Information shown:
* * * * * * * * *
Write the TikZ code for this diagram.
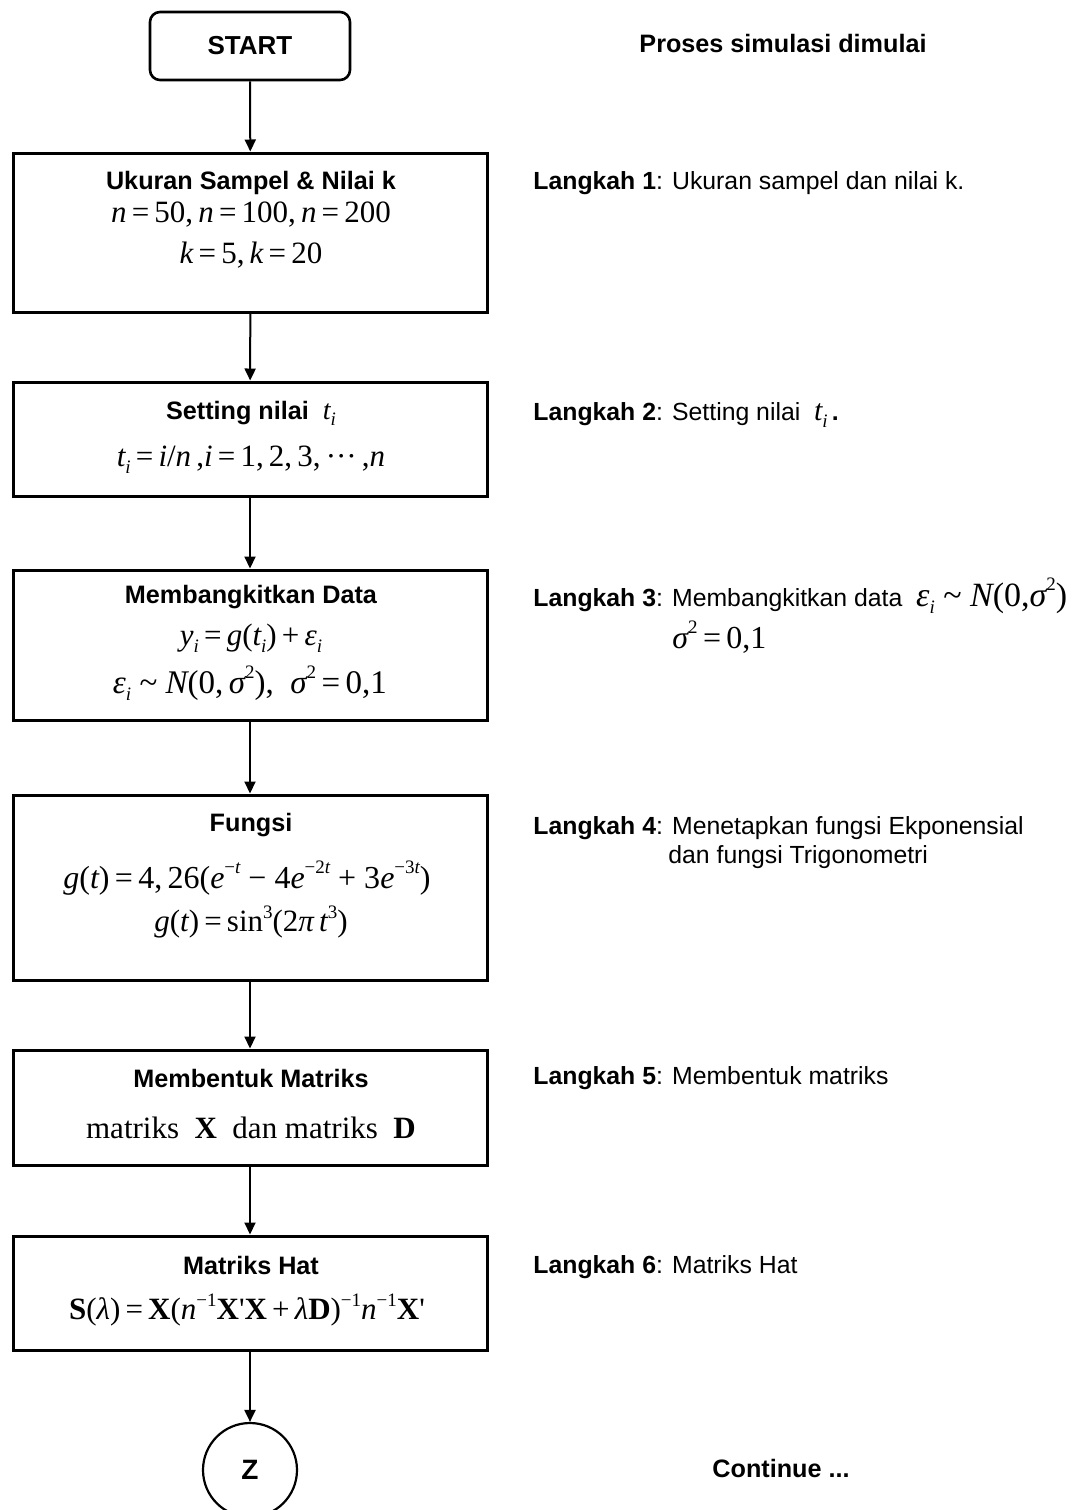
\documentclass[tikz,border=0pt]{standalone}
\usepackage{fontspec}
\setmainfont{Liberation Sans}
\newfontfamily\tms{Liberation Serif}
\usetikzlibrary{arrows.meta}
\newcommand\V[1]{{\itshape #1}}
\newcommand\B[1]{{\bfseries #1}}
\newcommand\sups[1]{\raisebox{0.45em}{\fontsize{9.5}{10}\selectfont #1}}
\newcommand\subs[1]{\raisebox{-0.22em}{\fontsize{9.5}{10}\selectfont #1}}
\newcommand\eqs{\,=\,}
\newcommand\pls{\,+\,}
\begin{document}
\begin{tikzpicture}[x=0.5pt,y=-0.5pt,
  box/.style={draw, line width=1.5pt, rectangle, minimum width=237pt, inner sep=0pt},
  startbox/.style={draw, line width=1.3pt, rectangle, rounded corners=5pt, minimum width=100pt, minimum height=34pt, inner sep=0pt, font=\fontsize{13}{15}\selectfont\bfseries},
  head/.style={font=\fontsize{12.6}{14}\selectfont\bfseries, inner sep=0pt},
  mth/.style={font=\fontsize{15.5}{17}\selectfont\tms, inner sep=0pt},
  side/.style={anchor=west, font=\fontsize{12.4}{14}\selectfont, inner sep=0pt},
  flow/.style={line width=1pt, -{Triangle[length=6pt,width=5.5pt]}}]
\useasboundingbox (0,0) rectangle (1086,1510);
% boxes
\node[startbox] (start) at (250,46) {START};
\node[box, minimum height=79.5pt] (b1) at (250.5,232.5) {};
\node[box, minimum height=57pt] (b2) at (250,439) {};
\node[box, minimum height=75pt] (b3) at (250,645) {};
\node[box, minimum height=92.5pt] (b4) at (250,887.5) {};
\node[box, minimum height=57.5pt] (b5) at (250,1107.5) {};
\node[box, minimum height=57pt] (b6) at (250,1293) {};
\node[draw, circle, line width=1.1pt, minimum size=47pt, inner sep=0pt, font=\fontsize{14}{16}\selectfont\bfseries] (z) at (250,1470) {Z};
% arrows
\draw[flow] (start) -- (b1);
\draw[flow] (b1) -- (b2);
\draw[flow] (b2) -- (b3);
\draw[flow] (b3) -- (b4);
\draw[flow] (b4) -- (b5);
\draw[flow] (b5) -- (b6);
\draw[flow] (b6) -- (z);
% box texts
\node[head] (h1) at (251,183) {Ukuran Sampel \& Nilai k};
\node[mth] (m1a) at (251,215) {\V{n}\eqs 50,\,\V{n}\eqs 100,\,\V{n}\eqs 200};
\node[mth] (m1b) at (251,255) {\V{k}\eqs 5,\,\V{k}\eqs 20};
\node[head] (h2) at (251,413) {Setting nilai \ {\tms\mdseries\itshape\fontsize{14}{16}\selectfont t\subs{i}}};
\node[mth] (m2) at (251,460) {\V{t}\subs{\V{i}}\eqs\V{i}/\V{n}\,,\V{i}\eqs 1,\,2,\,3,\,···\,,\V{n}};
\node[head] (h3) at (251,597) {Membangkitkan Data};
\node[mth] (m3a) at (251,638) {\V{y}\subs{\V{i}}\eqs\V{g}(\V{t}\subs{\V{i}})\pls\V{ε}\subs{\V{i}}};
\node[mth, font=\fontsize{16.5}{18}\selectfont\tms] (m3b) at (250,683) {\V{ε}\subs{\V{i}}\ \textasciitilde\ \V{N}(0,\,\V{σ}\sups{2}),\ \ \V{σ}\sups{2}\eqs 0,1};
\node[head] (h4) at (251,825) {Fungsi};
\node[mth, font=\fontsize{16}{18}\selectfont\tms] (m4a) at (247,878) {\V{g}(\V{t})\eqs 4,\,26(\V{e}\sups{−\V{t}}\ −\ 4\V{e}\sups{−2\V{t}}\ +\ 3\V{e}\sups{−3\V{t}})};
\node[mth] (m4b) at (251,922) {\V{g}(\V{t})\eqs sin\sups{3}(2\V{π}\,\V{t}\sups{3})};
\node[head] (h5) at (251,1078) {Membentuk Matriks};
\node[mth] (m5) at (251,1128) {matriks \ \B{X} \ dan matriks \ \B{D}};
\node[head] (h6) at (251,1265) {Matriks Hat};
\node[mth] (m6) at (247,1310) {\B{S}(\V{λ})\eqs\B{X}(\V{n}\sups{−1}\B{X}'\B{X}\pls\V{λ}\B{D})\sups{−1}\V{n}\sups{−1}\B{X}'};
% side texts
\node[head] (s0) at (783,43) {Proses simulasi dimulai};
\node[side] (s1) at (533,183) {\textbf{Langkah 1}: Ukuran sampel dan nilai k.};
\node[side] (s2) at (533,415) {\textbf{Langkah 2}: Setting nilai \ {\tms\itshape\fontsize{15}{17}\selectfont t\subs{i}}\,\textbf{.}};
\node[side] (s3) at (533,596) {\textbf{Langkah 3}: Membangkitkan data \ {\tms\fontsize{17}{19}\selectfont\V{ε}\subs{\V{i}}\ \textasciitilde\ \V{N}(0,\V{σ}\sups{2})}};
\node[side, font=\fontsize{16}{18}\selectfont\tms] (s3b) at (672,637) {\V{σ}\sups{2}\eqs 0,1};
\node[side] (s4) at (533,828) {\textbf{Langkah 4}: Menetapkan fungsi Ekponensial};
\node[side] (s4b) at (668,857) {dan fungsi Trigonometri};
\node[side] (s5) at (533,1078) {\textbf{Langkah 5}: Membentuk matriks};
\node[side] (s6) at (533,1267) {\textbf{Langkah 6}: Matriks Hat};
\node[side, font=\fontsize{12.6}{14}\selectfont\bfseries] (s7) at (712,1468) {Continue ...};
\end{tikzpicture}
\end{document}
* * * * * * * * *
What you will do: Output the material word for word, omitting its pictures.

Completed exercise:
Write the TikZ code for this diagram.
\documentclass[tikz,border=0pt]{standalone}
\usepackage{fontspec}
\setmainfont{Liberation Sans}
\newfontfamily\tms{Liberation Serif}
\usetikzlibrary{arrows.meta}
\newcommand\V[1]{{\itshape #1}}
\newcommand\B[1]{{\bfseries #1}}
\newcommand\sups[1]{\raisebox{0.45em}{\fontsize{9.5}{10}\selectfont #1}}
\newcommand\subs[1]{\raisebox{-0.22em}{\fontsize{9.5}{10}\selectfont #1}}
\newcommand\eqs{\,=\,}
\newcommand\pls{\,+\,}
\begin{document}
\begin{tikzpicture}[x=0.5pt,y=-0.5pt,
  box/.style={draw, line width=1.5pt, rectangle, minimum width=237pt, inner sep=0pt},
  startbox/.style={draw, line width=1.3pt, rectangle, rounded corners=5pt, minimum width=100pt, minimum height=34pt, inner sep=0pt, font=\fontsize{13}{15}\selectfont\bfseries},
  head/.style={font=\fontsize{12.6}{14}\selectfont\bfseries, inner sep=0pt},
  mth/.style={font=\fontsize{15.5}{17}\selectfont\tms, inner sep=0pt},
  side/.style={anchor=west, font=\fontsize{12.4}{14}\selectfont, inner sep=0pt},
  flow/.style={line width=1pt, -{Triangle[length=6pt,width=5.5pt]}}]
\useasboundingbox (0,0) rectangle (1086,1510);
% boxes
\node[startbox] (start) at (250,46) {START};
\node[box, minimum height=79.5pt] (b1) at (250.5,232.5) {};
\node[box, minimum height=57pt] (b2) at (250,439) {};
\node[box, minimum height=75pt] (b3) at (250,645) {};
\node[box, minimum height=92.5pt] (b4) at (250,887.5) {};
\node[box, minimum height=57.5pt] (b5) at (250,1107.5) {};
\node[box, minimum height=57pt] (b6) at (250,1293) {};
\node[draw, circle, line width=1.1pt, minimum size=47pt, inner sep=0pt, font=\fontsize{14}{16}\selectfont\bfseries] (z) at (250,1470) {Z};
% arrows
\draw[flow] (start) -- (b1);
\draw[flow] (b1) -- (b2);
\draw[flow] (b2) -- (b3);
\draw[flow] (b3) -- (b4);
\draw[flow] (b4) -- (b5);
\draw[flow] (b5) -- (b6);
\draw[flow] (b6) -- (z);
% box texts
\node[head] (h1) at (251,183) {Ukuran Sampel \& Nilai k};
\node[mth] (m1a) at (251,215) {\V{n}\eqs 50,\,\V{n}\eqs 100,\,\V{n}\eqs 200};
\node[mth] (m1b) at (251,255) {\V{k}\eqs 5,\,\V{k}\eqs 20};
\node[head] (h2) at (251,413) {Setting nilai \ {\tms\mdseries\itshape\fontsize{14}{16}\selectfont t\subs{i}}};
\node[mth] (m2) at (251,460) {\V{t}\subs{\V{i}}\eqs\V{i}/\V{n}\,,\V{i}\eqs 1,\,2,\,3,\,···\,,\V{n}};
\node[head] (h3) at (251,597) {Membangkitkan Data};
\node[mth] (m3a) at (251,638) {\V{y}\subs{\V{i}}\eqs\V{g}(\V{t}\subs{\V{i}})\pls\V{ε}\subs{\V{i}}};
\node[mth, font=\fontsize{16.5}{18}\selectfont\tms] (m3b) at (250,683) {\V{ε}\subs{\V{i}}\ \textasciitilde\ \V{N}(0,\,\V{σ}\sups{2}),\ \ \V{σ}\sups{2}\eqs 0,1};
\node[head] (h4) at (251,825) {Fungsi};
\node[mth, font=\fontsize{16}{18}\selectfont\tms] (m4a) at (247,878) {\V{g}(\V{t})\eqs 4,\,26(\V{e}\sups{−\V{t}}\ −\ 4\V{e}\sups{−2\V{t}}\ +\ 3\V{e}\sups{−3\V{t}})};
\node[mth] (m4b) at (251,922) {\V{g}(\V{t})\eqs sin\sups{3}(2\V{π}\,\V{t}\sups{3})};
\node[head] (h5) at (251,1078) {Membentuk Matriks};
\node[mth] (m5) at (251,1128) {matriks \ \B{X} \ dan matriks \ \B{D}};
\node[head] (h6) at (251,1265) {Matriks Hat};
\node[mth] (m6) at (247,1310) {\B{S}(\V{λ})\eqs\B{X}(\V{n}\sups{−1}\B{X}'\B{X}\pls\V{λ}\B{D})\sups{−1}\V{n}\sups{−1}\B{X}'};
% side texts
\node[head] (s0) at (783,43) {Proses simulasi dimulai};
\node[side] (s1) at (533,183) {\textbf{Langkah 1}: Ukuran sampel dan nilai k.};
\node[side] (s2) at (533,415) {\textbf{Langkah 2}: Setting nilai \ {\tms\itshape\fontsize{15}{17}\selectfont t\subs{i}}\,\textbf{.}};
\node[side] (s3) at (533,596) {\textbf{Langkah 3}: Membangkitkan data \ {\tms\fontsize{17}{19}\selectfont\V{ε}\subs{\V{i}}\ \textasciitilde\ \V{N}(0,\V{σ}\sups{2})}};
\node[side, font=\fontsize{16}{18}\selectfont\tms] (s3b) at (672,637) {\V{σ}\sups{2}\eqs 0,1};
\node[side] (s4) at (533,828) {\textbf{Langkah 4}: Menetapkan fungsi Ekponensial};
\node[side] (s4b) at (668,857) {dan fungsi Trigonometri};
\node[side] (s5) at (533,1078) {\textbf{Langkah 5}: Membentuk matriks};
\node[side] (s6) at (533,1267) {\textbf{Langkah 6}: Matriks Hat};
\node[side, font=\fontsize{12.6}{14}\selectfont\bfseries] (s7) at (712,1468) {Continue ...};
\end{tikzpicture}
\end{document}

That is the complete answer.